■ EXERCISE DETAILS:
Copy each line below exactly and leave the pictures out.

■ DATA:
·····

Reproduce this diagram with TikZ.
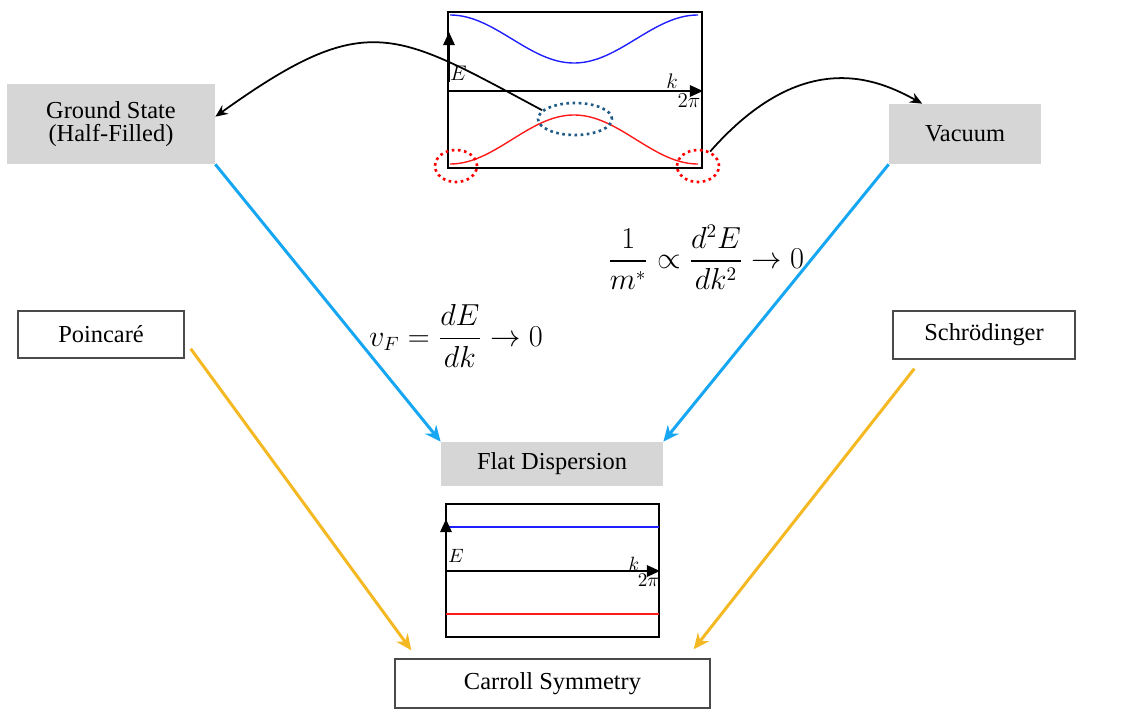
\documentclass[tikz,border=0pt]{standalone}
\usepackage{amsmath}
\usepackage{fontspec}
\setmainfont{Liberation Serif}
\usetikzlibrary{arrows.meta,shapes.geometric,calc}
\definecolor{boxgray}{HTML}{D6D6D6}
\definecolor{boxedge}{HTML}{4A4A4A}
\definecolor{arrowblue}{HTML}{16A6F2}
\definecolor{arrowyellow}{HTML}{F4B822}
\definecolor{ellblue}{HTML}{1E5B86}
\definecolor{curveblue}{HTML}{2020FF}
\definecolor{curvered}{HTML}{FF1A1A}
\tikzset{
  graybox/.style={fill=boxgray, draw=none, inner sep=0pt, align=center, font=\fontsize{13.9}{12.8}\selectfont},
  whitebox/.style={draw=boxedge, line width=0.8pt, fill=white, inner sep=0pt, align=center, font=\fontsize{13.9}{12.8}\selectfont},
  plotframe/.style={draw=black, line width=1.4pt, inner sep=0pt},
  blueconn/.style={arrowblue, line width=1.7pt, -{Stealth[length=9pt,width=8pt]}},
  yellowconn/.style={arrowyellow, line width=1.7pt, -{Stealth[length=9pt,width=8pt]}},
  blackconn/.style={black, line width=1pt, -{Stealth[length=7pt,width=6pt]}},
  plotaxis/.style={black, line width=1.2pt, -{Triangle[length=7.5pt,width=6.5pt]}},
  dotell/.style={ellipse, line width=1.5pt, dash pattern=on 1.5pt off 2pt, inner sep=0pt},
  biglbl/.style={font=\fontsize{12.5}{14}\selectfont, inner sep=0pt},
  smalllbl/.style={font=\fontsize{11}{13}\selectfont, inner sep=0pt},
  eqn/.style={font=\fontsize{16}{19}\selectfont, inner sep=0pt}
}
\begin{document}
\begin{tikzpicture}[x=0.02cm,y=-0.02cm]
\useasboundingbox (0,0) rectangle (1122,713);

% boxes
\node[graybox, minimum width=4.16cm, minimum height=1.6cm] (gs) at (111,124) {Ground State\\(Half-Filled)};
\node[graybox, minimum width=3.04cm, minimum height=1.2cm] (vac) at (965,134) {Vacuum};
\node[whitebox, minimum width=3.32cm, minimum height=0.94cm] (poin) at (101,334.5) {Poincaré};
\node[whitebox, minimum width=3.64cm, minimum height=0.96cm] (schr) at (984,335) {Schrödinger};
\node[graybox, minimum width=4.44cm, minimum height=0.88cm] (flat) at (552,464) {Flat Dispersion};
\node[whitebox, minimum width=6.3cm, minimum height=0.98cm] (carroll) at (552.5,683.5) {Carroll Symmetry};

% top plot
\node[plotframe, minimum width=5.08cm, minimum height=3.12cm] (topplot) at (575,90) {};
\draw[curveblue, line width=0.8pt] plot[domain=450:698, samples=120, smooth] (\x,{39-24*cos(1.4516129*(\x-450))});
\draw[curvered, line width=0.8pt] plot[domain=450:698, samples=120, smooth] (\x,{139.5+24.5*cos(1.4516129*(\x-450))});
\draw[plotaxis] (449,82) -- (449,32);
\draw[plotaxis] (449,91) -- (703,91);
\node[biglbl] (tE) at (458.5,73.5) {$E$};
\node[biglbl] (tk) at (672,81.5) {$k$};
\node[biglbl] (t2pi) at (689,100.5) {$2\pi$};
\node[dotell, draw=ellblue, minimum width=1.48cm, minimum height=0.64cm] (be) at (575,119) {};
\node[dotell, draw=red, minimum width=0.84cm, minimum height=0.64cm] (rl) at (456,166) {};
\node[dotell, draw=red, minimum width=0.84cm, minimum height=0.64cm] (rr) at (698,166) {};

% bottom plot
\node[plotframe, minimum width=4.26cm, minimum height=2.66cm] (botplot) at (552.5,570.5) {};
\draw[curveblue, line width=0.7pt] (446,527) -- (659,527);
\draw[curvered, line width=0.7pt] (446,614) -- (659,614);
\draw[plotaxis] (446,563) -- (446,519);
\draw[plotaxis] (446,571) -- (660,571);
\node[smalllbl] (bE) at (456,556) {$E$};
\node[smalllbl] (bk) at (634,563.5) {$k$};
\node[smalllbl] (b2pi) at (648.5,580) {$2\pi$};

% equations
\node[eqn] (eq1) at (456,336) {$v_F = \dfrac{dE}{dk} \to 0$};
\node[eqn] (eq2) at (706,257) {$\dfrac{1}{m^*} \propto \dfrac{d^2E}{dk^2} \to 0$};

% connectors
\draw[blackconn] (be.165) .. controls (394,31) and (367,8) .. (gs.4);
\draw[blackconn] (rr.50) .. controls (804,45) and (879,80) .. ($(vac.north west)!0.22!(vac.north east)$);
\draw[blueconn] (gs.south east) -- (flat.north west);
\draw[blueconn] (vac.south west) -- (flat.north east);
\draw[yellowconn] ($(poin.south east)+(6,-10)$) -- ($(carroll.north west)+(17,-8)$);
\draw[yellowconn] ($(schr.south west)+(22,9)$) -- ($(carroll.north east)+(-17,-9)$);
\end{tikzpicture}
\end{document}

·····

■ RESPONSE FOR THIS EXERCISE:
Reproduce this diagram with TikZ.
\documentclass[tikz,border=0pt]{standalone}
\usepackage{amsmath}
\usepackage{fontspec}
\setmainfont{Liberation Serif}
\usetikzlibrary{arrows.meta,shapes.geometric,calc}
\definecolor{boxgray}{HTML}{D6D6D6}
\definecolor{boxedge}{HTML}{4A4A4A}
\definecolor{arrowblue}{HTML}{16A6F2}
\definecolor{arrowyellow}{HTML}{F4B822}
\definecolor{ellblue}{HTML}{1E5B86}
\definecolor{curveblue}{HTML}{2020FF}
\definecolor{curvered}{HTML}{FF1A1A}
\tikzset{
  graybox/.style={fill=boxgray, draw=none, inner sep=0pt, align=center, font=\fontsize{13.9}{12.8}\selectfont},
  whitebox/.style={draw=boxedge, line width=0.8pt, fill=white, inner sep=0pt, align=center, font=\fontsize{13.9}{12.8}\selectfont},
  plotframe/.style={draw=black, line width=1.4pt, inner sep=0pt},
  blueconn/.style={arrowblue, line width=1.7pt, -{Stealth[length=9pt,width=8pt]}},
  yellowconn/.style={arrowyellow, line width=1.7pt, -{Stealth[length=9pt,width=8pt]}},
  blackconn/.style={black, line width=1pt, -{Stealth[length=7pt,width=6pt]}},
  plotaxis/.style={black, line width=1.2pt, -{Triangle[length=7.5pt,width=6.5pt]}},
  dotell/.style={ellipse, line width=1.5pt, dash pattern=on 1.5pt off 2pt, inner sep=0pt},
  biglbl/.style={font=\fontsize{12.5}{14}\selectfont, inner sep=0pt},
  smalllbl/.style={font=\fontsize{11}{13}\selectfont, inner sep=0pt},
  eqn/.style={font=\fontsize{16}{19}\selectfont, inner sep=0pt}
}
\begin{document}
\begin{tikzpicture}[x=0.02cm,y=-0.02cm]
\useasboundingbox (0,0) rectangle (1122,713);

% boxes
\node[graybox, minimum width=4.16cm, minimum height=1.6cm] (gs) at (111,124) {Ground State\\(Half-Filled)};
\node[graybox, minimum width=3.04cm, minimum height=1.2cm] (vac) at (965,134) {Vacuum};
\node[whitebox, minimum width=3.32cm, minimum height=0.94cm] (poin) at (101,334.5) {Poincaré};
\node[whitebox, minimum width=3.64cm, minimum height=0.96cm] (schr) at (984,335) {Schrödinger};
\node[graybox, minimum width=4.44cm, minimum height=0.88cm] (flat) at (552,464) {Flat Dispersion};
\node[whitebox, minimum width=6.3cm, minimum height=0.98cm] (carroll) at (552.5,683.5) {Carroll Symmetry};

% top plot
\node[plotframe, minimum width=5.08cm, minimum height=3.12cm] (topplot) at (575,90) {};
\draw[curveblue, line width=0.8pt] plot[domain=450:698, samples=120, smooth] (\x,{39-24*cos(1.4516129*(\x-450))});
\draw[curvered, line width=0.8pt] plot[domain=450:698, samples=120, smooth] (\x,{139.5+24.5*cos(1.4516129*(\x-450))});
\draw[plotaxis] (449,82) -- (449,32);
\draw[plotaxis] (449,91) -- (703,91);
\node[biglbl] (tE) at (458.5,73.5) {$E$};
\node[biglbl] (tk) at (672,81.5) {$k$};
\node[biglbl] (t2pi) at (689,100.5) {$2\pi$};
\node[dotell, draw=ellblue, minimum width=1.48cm, minimum height=0.64cm] (be) at (575,119) {};
\node[dotell, draw=red, minimum width=0.84cm, minimum height=0.64cm] (rl) at (456,166) {};
\node[dotell, draw=red, minimum width=0.84cm, minimum height=0.64cm] (rr) at (698,166) {};

% bottom plot
\node[plotframe, minimum width=4.26cm, minimum height=2.66cm] (botplot) at (552.5,570.5) {};
\draw[curveblue, line width=0.7pt] (446,527) -- (659,527);
\draw[curvered, line width=0.7pt] (446,614) -- (659,614);
\draw[plotaxis] (446,563) -- (446,519);
\draw[plotaxis] (446,571) -- (660,571);
\node[smalllbl] (bE) at (456,556) {$E$};
\node[smalllbl] (bk) at (634,563.5) {$k$};
\node[smalllbl] (b2pi) at (648.5,580) {$2\pi$};

% equations
\node[eqn] (eq1) at (456,336) {$v_F = \dfrac{dE}{dk} \to 0$};
\node[eqn] (eq2) at (706,257) {$\dfrac{1}{m^*} \propto \dfrac{d^2E}{dk^2} \to 0$};

% connectors
\draw[blackconn] (be.165) .. controls (394,31) and (367,8) .. (gs.4);
\draw[blackconn] (rr.50) .. controls (804,45) and (879,80) .. ($(vac.north west)!0.22!(vac.north east)$);
\draw[blueconn] (gs.south east) -- (flat.north west);
\draw[blueconn] (vac.south west) -- (flat.north east);
\draw[yellowconn] ($(poin.south east)+(6,-10)$) -- ($(carroll.north west)+(17,-8)$);
\draw[yellowconn] ($(schr.south west)+(22,9)$) -- ($(carroll.north east)+(-17,-9)$);
\end{tikzpicture}
\end{document}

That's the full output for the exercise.